31. The Illusion Of Free Will

Excerpt from a reply to a private message:

But as to your main question regarding so-called free will: The illusion of choice certainly exists. It seems, for example, that I can choose to move my hand “at will.” But then the question arises as to what motivated me to make such a supposed choice: what made me want to move my hand? The feeling of wanting to move my hand, I say, is the coming to consciousness of processes that are entirely unconscious until they become known as “wanting.” So where is the choice in that?

Do we choose our desires and aversions, or do they come upon us like destiny? When, for example, did you decide to fear snakes? Fear of snakes is an irrational fear, having little to do with their venomous abilities, for even on Long Island where I grew up and where there are no venomous snakes at all, many people still fear snakes and kill them if they can. Could you reasonably say that any of those people chose to kill a snake?

I find this matter entirely clear, but I understand that for others the notion that nothing is freely chosen clashes terribly against their cultural indoctrination and seems to demean and discredit their experiences as apparent choosers and deciders. That conflict arises, it seems to me, from mistaking two very different levels of being.

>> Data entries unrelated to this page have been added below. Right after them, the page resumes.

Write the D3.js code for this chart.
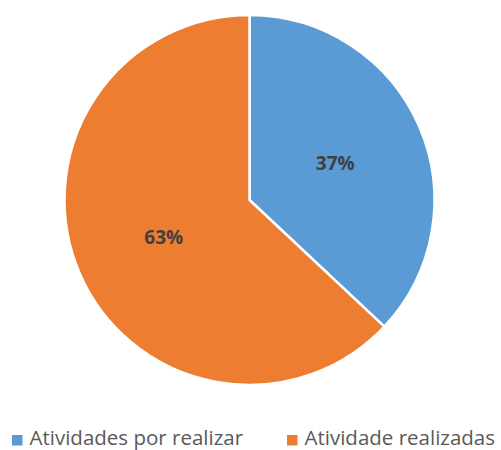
<!DOCTYPE html>
<html>
<head>
<meta charset="utf-8">
<script src="https://cdn.jsdelivr.net/npm/d3@7"></script>
<style>
  body { margin: 0; background: #fff; }
  svg { display: block; font-family: "Open Sans", sans-serif; }
</style>
</head>
<body>
<div id="chart"></div>
<script>
const categories = ["Atividades por realizar", "Atividade realizadas"];
const values = [37, 63];
const colors = ["#5B9BD5", "#ED7D31"];

const width = 501;
const height = 450;
const cx = 249.5, cy = 200, radius = 185;

const svg = d3.select("#chart")
    .append("svg")
    .attr("width", width)
    .attr("height", height);

const data = categories.map((c, i) => ({ name: c, value: values[i], color: colors[i] }));

const pie = d3.pie()
    .sort(null)
    .value(d => d.value);

const arc = d3.arc()
    .innerRadius(0)
    .outerRadius(radius);

const labelArc = d3.arc()
    .innerRadius(radius * 0.505)
    .outerRadius(radius * 0.505);

const g = svg.append("g")
    .attr("transform", `translate(${cx},${cy})`);

const arcs = pie(data);

g.selectAll("path")
    .data(arcs)
    .enter()
    .append("path")
    .attr("d", arc)
    .attr("fill", d => d.data.color)
    .attr("stroke", "#fff")
    .attr("stroke-width", 2.5)
    .attr("stroke-linejoin", "round");

const total = d3.sum(values);

g.selectAll("text.label")
    .data(arcs)
    .enter()
    .append("text")
    .attr("class", "label")
    .attr("transform", d => `translate(${labelArc.centroid(d)})`)
    .attr("text-anchor", "middle")
    .attr("dy", "0.36em")
    .attr("font-size", 19)
    .attr("font-weight", "bold")
    .attr("fill", "#404040")
    .text(d => Math.round(d.data.value / total * 100) + "%");

// Legend
const legendX = [12, 287];
const legend = svg.append("g");

const items = legend.selectAll("g")
    .data(data)
    .enter()
    .append("g")
    .attr("transform", (d, i) => `translate(${legendX[i]},0)`);

items.append("rect")
    .attr("x", 0)
    .attr("y", 435)
    .attr("width", 10.5)
    .attr("height", 10.5)
    .attr("fill", d => d.color);

items.append("text")
    .attr("x", 17.5)
    .attr("y", 444.5)
    .attr("font-size", 20.5)
    .attr("fill", "#595959")
    .text(d => d.name);
</script>
</body>
</html>
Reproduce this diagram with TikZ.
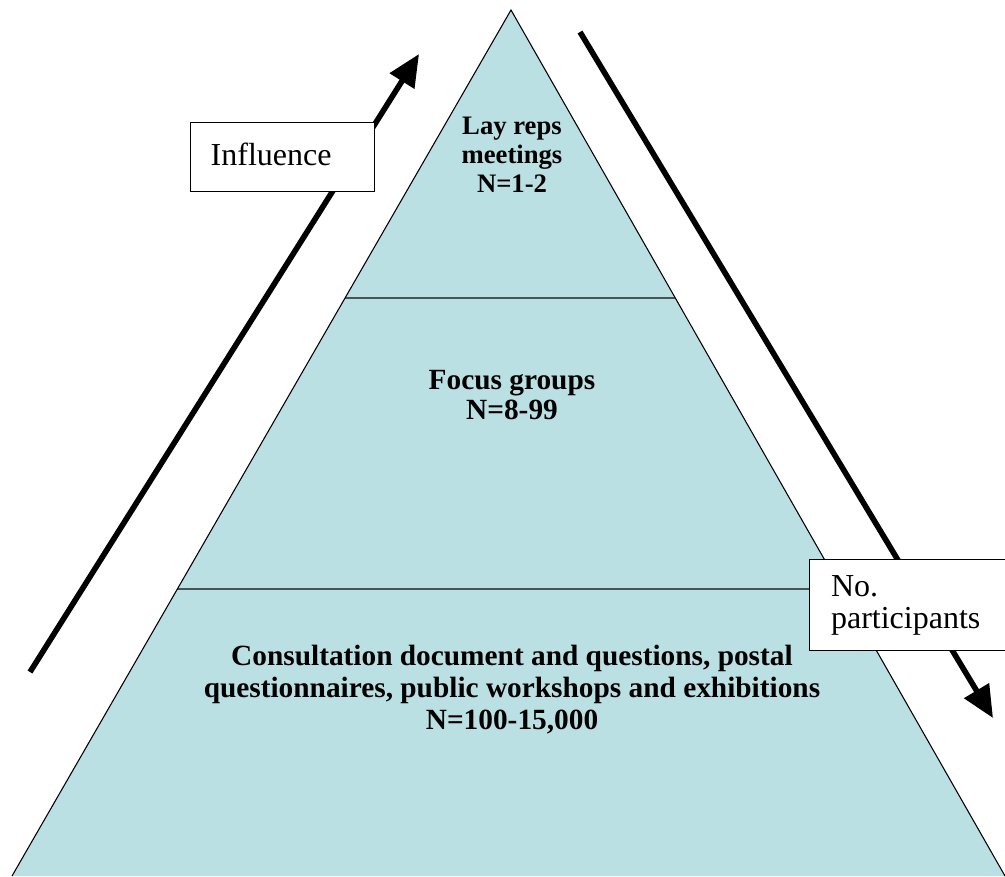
\documentclass[tikz,border=0pt]{standalone}
\usepackage{fontspec}
\setmainfont{Liberation Serif}
\usetikzlibrary{arrows.meta,calc}
\definecolor{tier}{RGB}{187,224,227}
\definecolor{rule}{RGB}{70,84,86}
\tikzset{
  tierline/.style={draw=rule,line width=2pt},
  bigarrow/.style={line width=4.2pt,-{Triangle[length=24pt,width=21pt]}},
  tiertext/.style={align=center},
  labelbox/.style={draw,fill=white,line width=1.1pt,align=left,
    font=\fontsize{24}{24}\selectfont,anchor=north west,inner ysep=0pt}
}
\begin{document}
\begin{tikzpicture}[x=0.75pt,y=-0.75pt]
  \useasboundingbox (0,0) rectangle (1005,876);
  \clip (0,0) rectangle (1005,876);
  % pyramid corners
  \coordinate (apex) at (511,10);
  \coordinate (bl) at (12,876);
  \coordinate (br) at (1005,876);
  % tier boundaries on the sides
  \coordinate (d1l) at ($(apex)!0.3326!(bl)$);
  \coordinate (d1r) at ($(apex)!0.3326!(br)$);
  \coordinate (d2l) at ($(apex)!0.6686!(bl)$);
  \coordinate (d2r) at ($(apex)!0.6686!(br)$);
  \fill[tier] (apex) -- (bl) -- (br) -- cycle;
  \draw[tierline] (d1l) -- (d1r);
  \draw[tierline] (d2l) -- (d2r);
  \draw[line width=0.8pt] (bl) -- (apex) -- (br);

  % direction arrows
  \coordinate (infl0) at (30,672);
  \coordinate (infl1) at (419,54);
  \coordinate (part0) at (580,32);
  \coordinate (part1) at (993,718);
  \draw[bigarrow] (infl0) -- (infl1);
  \draw[bigarrow] (part0) -- (part1);

  % tier labels
  \node[tiertext,font=\bfseries\fontsize{20}{21.8}\selectfont] (top) at (512,155)
    {Lay reps\\meetings\\N=1-2};
  \node[tiertext,font=\bfseries\fontsize{22}{23}\selectfont] (mid) at (512,395)
    {Focus groups\\N=8-99};
  \node[tiertext,font=\bfseries\fontsize{22}{24}\selectfont] (base) at (512,690)
    {Consultation document and questions, postal\\questionnaires, public workshops and exhibitions\\N=100-15,000};

  % side boxes
  \node[labelbox,minimum width=138pt,minimum height=51.75pt,text width=108pt,inner xsep=15pt,
    text depth=4pt] (influence) at (190,122) {Influence};
  \node[labelbox,minimum width=165pt,minimum height=68.25pt,text width=133pt,inner xsep=16pt]
    (participants) at (809,559) {No.\\participants};
\end{tikzpicture}
\end{document}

One level consists of the personal history, thoughts, fears, and desires that seem to reside at the very center of our being as individuals, as for example in the phrase, “His life, which had been filled with such great hopes of success, increasingly seemed a disappointing failure.” I have no idea from whence those words emerged. I found myself typing them. I did not choose that image of disappointment and failure. Like all images, it came on its own.

As long as one focuses upon a myself who has a life and must manage it, one will obviously be living in a realm of ambitions, decisions, tactics, and apparent choices. There is nothing wrong with that view or with that way of living. It is one way of seeing, and no one ever chose to see things that way. If that is where you find yourself, do your best, I say, to make the best possible decisions, and to be comfortable with them.

But there is another level of being entirely different from that one. On that level, I do not have a life, I am life. I am an expression of aliveness, just as a tree or a fish is an expression of aliveness.

I did not ask to be here. I don’t know why I am here. I know nothing about any purpose to living, nor about “God,” karma, afterlife, the meaning of dreams — none of it. Absolutely nothing. On that level of being, no one chooses anything. One simply flows along, doing what seems necessary as best one can. There are no mistakes, or “bad choices.” What is, simply is, and must be the way it is.

I don’t know if this helps. My best advice is to stop trying to figure this stuff out. In each moment everything is exactly as it is. Nothing is hidden or esoteric, so there is nothing to attain or realize.